Een geschikte woning
Van de 55-plussers heeft 41 procent op dit moment een concrete wens voor een geschikte woning voor de oude dag. Dat is geen verre toekomstmuziek. 57 procent van de 55-pussers wil binnen nu en twee jaar concrete actie op hun veranderende woonwensen gaan ondernemen.
Dat blijkt uit een het Centraal Beheer trendonderzoek Woonwensen. Bij de helft van de 55-plussers komt de veranderende woonwens door beperkingen in de fysieke gezondheid en mobiliteit. Hoe ouder mensen worden, des te meer dit een rol gaat spelen.

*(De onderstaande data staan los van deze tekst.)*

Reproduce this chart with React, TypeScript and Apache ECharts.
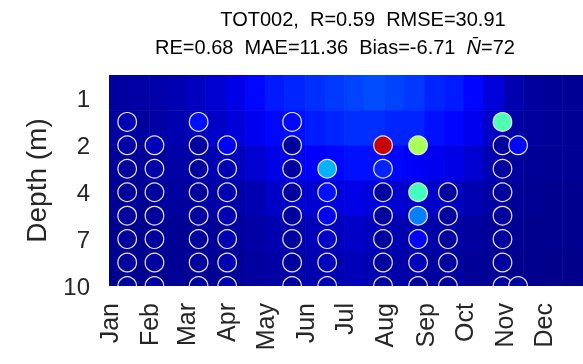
import React, { useEffect, useRef } from "react";
import * as echarts from "echarts";

const months = ["Jan", "Feb", "Mar", "Apr", "May", "Jun", "Jul", "Aug", "Sep", "Oct", "Nov", "Dec"];
const monthStartDays = [0, 31, 59, 90, 120, 151, 181, 212, 243, 273, 304, 334];
const yearDays = 365;

// depth rows (index positions on the y axis)
const depthTickIndex = [0, 2, 4, 6, 8];
const depthTickLabels = ["1", "2", "4", "7", "10"];

// observation sample days (day of year) and values for rows 1..8 (null = no sample)
const sampleDays = [14, 35, 69, 91, 141, 168, 211, 238, 261, 303, 315];
const sampleRows = [1, 2, 3, 4, 5, 6, 7, 8];
const obsJan = [5, 4, 3, 3, 3, 3, 3, 3];
const obsFeb = [null, 6, 4, 3, 3, 3, 3, 3];
const obsMar = [14, 3, 3, 3, 3, 3, 3, 3];
const obsApr = [null, 12, 5, 5, 5, 5, 5, 5];
const obsMay = [13, 3, 3, 3, 3, 3, 3, 3];
const obsJun = [null, null, 30, 14, 11, 7, 6, 5];
const obsJul = [null, 93, 16, 3, 3, 3, 3, 3];
const obsAug = [null, 54, null, 44, 25, 12, 6, 3];
const obsSep = [null, null, null, 3, 3, 3, 3, 3];
const obsOct = [45, 3, 3, 3, 3, 3, 3, 3];
const obsNov = [null, 13, null, null, null, null, null, 3];
const obsColumns = [obsJan, obsFeb, obsMar, obsApr, obsMay, obsJun, obsJul, obsAug, obsSep, obsOct, obsNov];

// model background: half-month bins x depth bands
const bgBinStarts = [0, 15, 31, 45, 59, 74, 90, 105, 120, 135, 151, 166, 181, 196, 212, 227, 243, 258, 273, 288, 304, 319, 334, 349];
const bgBandEdges = [-1, 0.5, 2, 3.5, 5, 6.5, 8];
const bgBand1 = [3, 3.5, 4, 5, 6, 8, 10, 13, 15, 16, 17, 18, 19, 20, 19, 18, 16, 15, 13, 9, 5, 3, 2.5, 2];
const bgBand2 = [3, 3, 3.5, 4.5, 5.5, 7, 9, 11, 13, 14, 15, 16, 17, 17, 16, 16, 14, 13, 11, 7, 4, 3, 2.5, 2];
const bgBand3 = [2.5, 2.5, 3, 3.5, 4, 5, 6, 8, 10, 11, 12, 13, 14, 14, 13, 12, 11, 10, 8, 5, 3, 2.5, 2, 2];
const bgBand4 = [2, 2, 2.5, 3, 3, 3.5, 4, 5, 7, 8, 8, 9, 10, 9, 8, 7, 7, 6, 5, 3.5, 2.5, 2, 1.5, 1.5];
const bgBand5 = [1.5, 1.5, 2, 2, 2.5, 2.5, 3, 3.5, 4.5, 5, 5.5, 6, 7, 6, 5, 4.5, 4, 3.5, 3, 2.5, 2, 1.5, 1.5, 1.5];
const bgBand6 = [1.5, 1.5, 1.5, 2, 2, 2, 2.5, 3, 3.5, 4, 4.5, 5, 5.5, 5, 4, 3.5, 3, 3, 2.5, 2, 1.5, 1.5, 1, 1];
const bgBands = [bgBand1, bgBand2, bgBand3, bgBand4, bgBand5, bgBand6];

const jet = ["#000080", "#0000ff", "#0080ff", "#00ffff", "#80ff80", "#ffff00", "#ff8000", "#ff0000", "#800000"];

const titleLine1 = "TOT002,  R=0.59  RMSE=30.91";
const titleLine2 = "RE=0.68  MAE=11.36  Bias=-6.71  {i|N\u0304}=72";

export default function App() {
  const ref = useRef<HTMLDivElement>(null);
  useEffect(() => {
    if (!ref.current) return;
    const chart = echarts.init(ref.current, null, { renderer: "svg" });

    const bgData: number[][] = [];
    bgBands.forEach((band, b) => {
      band.forEach((v, i) => {
        const x0 = bgBinStarts[i];
        const x1 = i + 1 < bgBinStarts.length ? bgBinStarts[i + 1] : yearDays;
        bgData.push([x0, bgBandEdges[b], v, x1, bgBandEdges[b + 1]]);
      });
    });

    const obsData: number[][] = [];
    obsColumns.forEach((col, c) => {
      col.forEach((v, r) => {
        if (v !== null) obsData.push([sampleDays[c], sampleRows[r], v as number]);
      });
    });

    const font = "'Liberation Sans', Arial, sans-serif";

    chart.setOption({
      animation: false,
      grid: { left: 109, right: 0, top: 75, bottom: 78, containLabel: false },
      visualMap: {
        type: "continuous",
        show: false,
        min: 0,
        max: 100,
        dimension: 2,
        seriesIndex: [0, 1],
        inRange: { color: jet },
      },
      xAxis: {
        type: "value",
        min: 0,
        max: yearDays,
        axisLine: { show: false },
        axisTick: { show: false },
        splitLine: { show: false },
        axisLabel: {
          customValues: monthStartDays,
          rotate: 90,
          margin: 17,
          fontSize: 25,
          fontFamily: font,
          color: "#262626",
          formatter: (v: number) => months[monthStartDays.indexOf(v)] ?? "",
        },
      },
      yAxis: {
        type: "value",
        inverse: true,
        min: -1,
        max: 8,
        name: "Depth (m)",
        nameLocation: "middle",
        nameRotate: 90,
        nameGap: 59,
        nameTextStyle: { fontSize: 28, fontFamily: font, color: "#262626" },
        axisLine: { show: false },
        axisTick: { show: false },
        splitLine: { show: false },
        axisLabel: {
          customValues: depthTickIndex,
          margin: 19,
          fontSize: 24,
          fontFamily: font,
          color: "#262626",
          formatter: (v: number) => depthTickLabels[depthTickIndex.indexOf(v)] ?? "",
        },
      },
      graphic: [
        {
          type: "text",
          x: 363,
          y: 19,
          style: {
            text: titleLine1,
            align: "center",
            verticalAlign: "middle",
            fontSize: 20,
            fontFamily: font,
            fill: "#000",
          },
        },
        {
          type: "text",
          x: 335,
          y: 47,
          style: {
            text: titleLine2,
            align: "center",
            verticalAlign: "middle",
            fontSize: 20,
            fontFamily: font,
            fill: "#000",
            rich: { i: { fontStyle: "italic", fontSize: 20, fontFamily: font, fill: "#000" } },
          },
        },
      ],
      series: [
        {
          type: "custom",
          clip: true,
          encode: { x: [0, 3], y: [1, 4] },
          data: bgData,
          renderItem: (params: any, api: any) => {
            const p0 = api.coord([api.value(0), api.value(1)]);
            const p1 = api.coord([api.value(3), api.value(4)]);
            return {
              type: "rect",
              shape: { x: p0[0], y: p0[1], width: p1[0] - p0[0] + 0.6, height: p1[1] - p0[1] + 0.6 },
              style: { fill: api.visual("color") },
            };
          },
          z: 1,
        },
        {
          type: "custom",
          clip: true,
          encode: { x: 0, y: 1 },
          data: obsData,
          renderItem: (params: any, api: any) => {
            const p = api.coord([api.value(0), api.value(1)]);
            return {
              type: "circle",
              shape: { cx: p[0], cy: p[1], r: 9.3 },
              style: { fill: api.visual("color"), stroke: "#e4e4ee", lineWidth: 1.2 },
            };
          },
          z: 2,
        },
      ],
    });
    return () => chart.dispose();
  }, []);
  return <div ref={ref} style={{ position: "fixed", left: 0, top: 0, width: 583, height: 364 }} />;
}
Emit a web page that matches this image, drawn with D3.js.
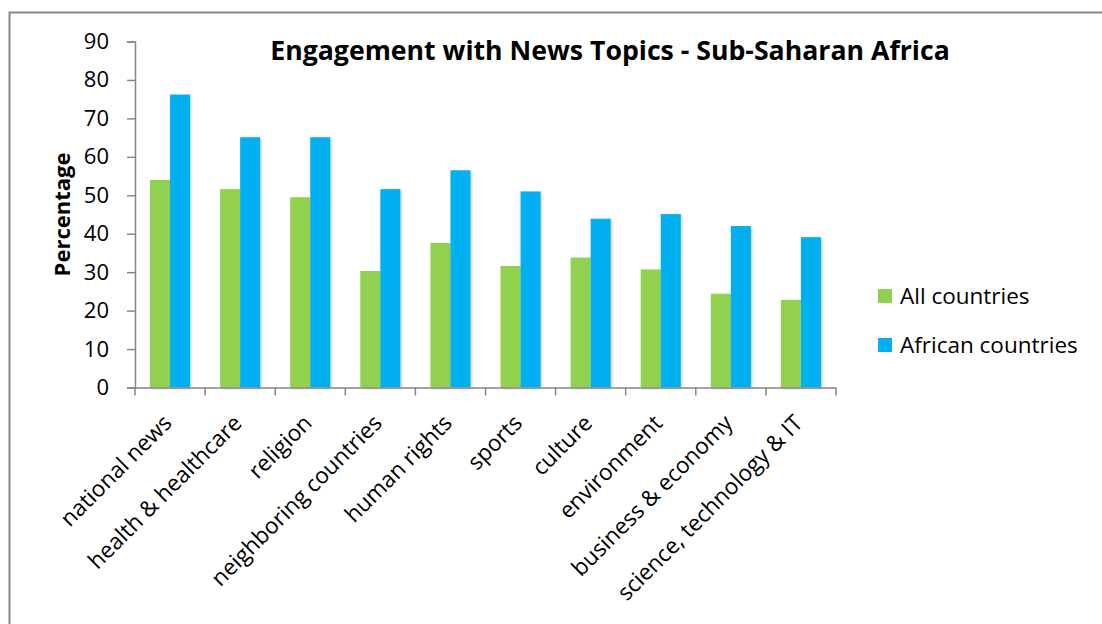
<!DOCTYPE html>
<html>
<head>
<meta charset="utf-8">
<script src="https://cdn.jsdelivr.net/npm/d3@7"></script>
<style>
  html, body { margin: 0; padding: 0; background: #fff; }
  svg { display: block; }
  text { font-family: "Open Sans", "Noto Sans", sans-serif; fill: #000; }
</style>
</head>
<body>
<svg id="chart" width="1102" height="624"></svg>
<script>
const categories = ["national news", "health & healthcare", "religion", "neighboring countries",
  "human rights", "sports", "culture", "environment", "business & economy", "science, technology & IT"];
const allCountries = [54.0, 51.6, 49.5, 30.3, 37.6, 31.6, 33.8, 30.7, 24.4, 22.8];
const africanCountries = [76.2, 65.1, 65.1, 51.6, 56.5, 51.0, 43.9, 45.1, 42.0, 39.1];
const seriesNames = ["All countries", "African countries"];
const seriesColors = ["#92D050", "#00B0F0"];
const yTicks = [0, 10, 20, 30, 40, 50, 60, 70, 80, 90];
const titleText = "Engagement with News Topics - Sub-Saharan Africa";
const yTitle = "Percentage";

const svg = d3.select("#chart");

// frame
svg.append("path")
  .attr("d", "M9.5,630 V12.5 H1110")
  .attr("fill", "none").attr("stroke", "#868686").attr("stroke-width", 2);

const x0 = 135, x1 = 836, yTop = 41.5, yBot = 387.5;

const x = d3.scaleBand().domain(categories).range([x0, x1]).paddingInner(3/7).paddingOuter(1.5/7);
const xs = d3.scaleBand().domain(seriesNames).range([0, x.bandwidth()]);
const y = d3.scaleLinear().domain([0, 90]).range([yBot, yTop]);

const data = categories.map((c, i) => ({ cat: c, vals: [allCountries[i], africanCountries[i]] }));

// shadow filter
const defs = svg.append("defs");
const f = defs.append("filter").attr("id", "sh").attr("x", "-20%").attr("y", "-5%").attr("width", "150%").attr("height", "115%");
f.append("feDropShadow").attr("dx", 1.2).attr("dy", 1.2).attr("stdDeviation", 1.2).attr("flood-color", "#000").attr("flood-opacity", 0.22);

const groups = svg.append("g").selectAll("g").data(data).join("g")
  .attr("transform", d => `translate(${x(d.cat)},0)`);
groups.selectAll("rect").data(d => d.vals.map((v, k) => ({ v, k }))).join("rect")
  .attr("x", d => xs(seriesNames[d.k]))
  .attr("width", xs.bandwidth())
  .attr("y", d => y(d.v))
  .attr("height", d => y(0) - y(d.v))
  .attr("fill", d => seriesColors[d.k])
  .attr("filter", "url(#sh)");

// y axis
const yAxis = d3.axisLeft(y).tickValues(yTicks).tickSize(8).tickPadding(18).tickFormat(d3.format("d"));
const gy = svg.append("g").attr("transform", `translate(${x0},0)`).call(yAxis);
gy.select(".domain").attr("stroke", "#868686").attr("stroke-width", 1.5);
gy.selectAll(".tick line").attr("stroke", "#868686").attr("stroke-width", 1.5);
gy.selectAll(".tick text").style("font-size", "22px").attr("fill", "#000");

// x axis
const xAxisTicks = d3.axisBottom(x).tickSize(0).tickFormat("");
const gx = svg.append("g").attr("transform", `translate(0,${yBot})`).call(xAxisTicks);
gx.select(".domain").attr("stroke", "#868686").attr("stroke-width", 1.5);
// category boundary ticks
const step = x.step();
const bounds = d3.range(categories.length + 1).map(i => x0 + i * step);
gx.selectAll("line.bt").data(bounds).join("line").attr("class", "bt")
  .attr("x1", d => d).attr("x2", d => d).attr("y1", 0).attr("y2", 8)
  .attr("stroke", "#868686").attr("stroke-width", 1.5);
// rotated labels
gx.selectAll("text.cl").data(categories).join("text").attr("class", "cl")
  .attr("text-anchor", "end")
  .style("font-size", "22.5px")
  .attr("transform", d => `translate(${x(d) + x.bandwidth() / 2 + 3},${37}) rotate(-45)`)
  .text(d => d);

// title
const title = svg.append("text").attr("x", 610).attr("y", 60).attr("text-anchor", "middle")
  .style("font-size", "26px").style("font-weight", "bold").text(titleText);
const tw = title.node().getComputedTextLength();
title.style("font-size", (26 * 680 / tw) + "px");

// y title
svg.append("text").attr("transform", `translate(70,${(yTop + yBot) / 2}) rotate(-90)`)
  .attr("text-anchor", "middle").style("font-size", "22px").style("font-weight", "bold").text(yTitle);

// legend
const leg = svg.append("g").selectAll("g").data(seriesNames).join("g")
  .attr("transform", (d, i) => `translate(878,${289 + i * 49})`);
leg.append("rect").attr("width", 14).attr("height", 14).attr("fill", (d, i) => seriesColors[i]);
leg.append("text").attr("x", 22).attr("y", 15).style("font-size", "22.5px").text(d => d);
</script>
</body>
</html>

In praktijk zijn er voor ouderen drempels om in actie te komen. Het gebrek aan geschikte woningen (40 procent) is het grootste probleem, gevolgd door het “gedoe” dat er bij een verhuizing komt kijken (26 procent). Geld (25 procent) is niet het voornaamste obstakel.
Oplossingen
In het onderzoek is gevraagd hoe mensen naar andere oplossingen kijken. 45 procent van de respondenten vindt dat ouderen voorrang zouden moeten krijgen bij geschikte woningen. Twaalf procent vindt dat ouderen bij familie of kinderen in huis zouden kunnen wonen. Ouderen zelf vinden dat laatste geen goed idee: slechts vijf procent wil bij familie of kinderen intrekken.
Kleiner wonen
Ook de Hypotheker heeft onlangs de woningmarkt onderzocht en komt tot vergelijkbare resultaten als Centraal Beheer. Volgens hun onderzoek wil de helft van de 55-plussers met een koopwoning binnen twee jaar verhuizen. De voorkeur gaat daarbij uit naar een kleinere en levensloopbestendige woning. De potentiële verhuizers zijn niet optimistisch. Vanwege de schaarste op de woningmarkt verwachten ruim zeven op de tien senioren dat het moeilijk zal worden om een geschikte woning te vinden. Veel senioren vrezen daarom dat zij noodgedwongen langer in de bestaande woning zullen blijven.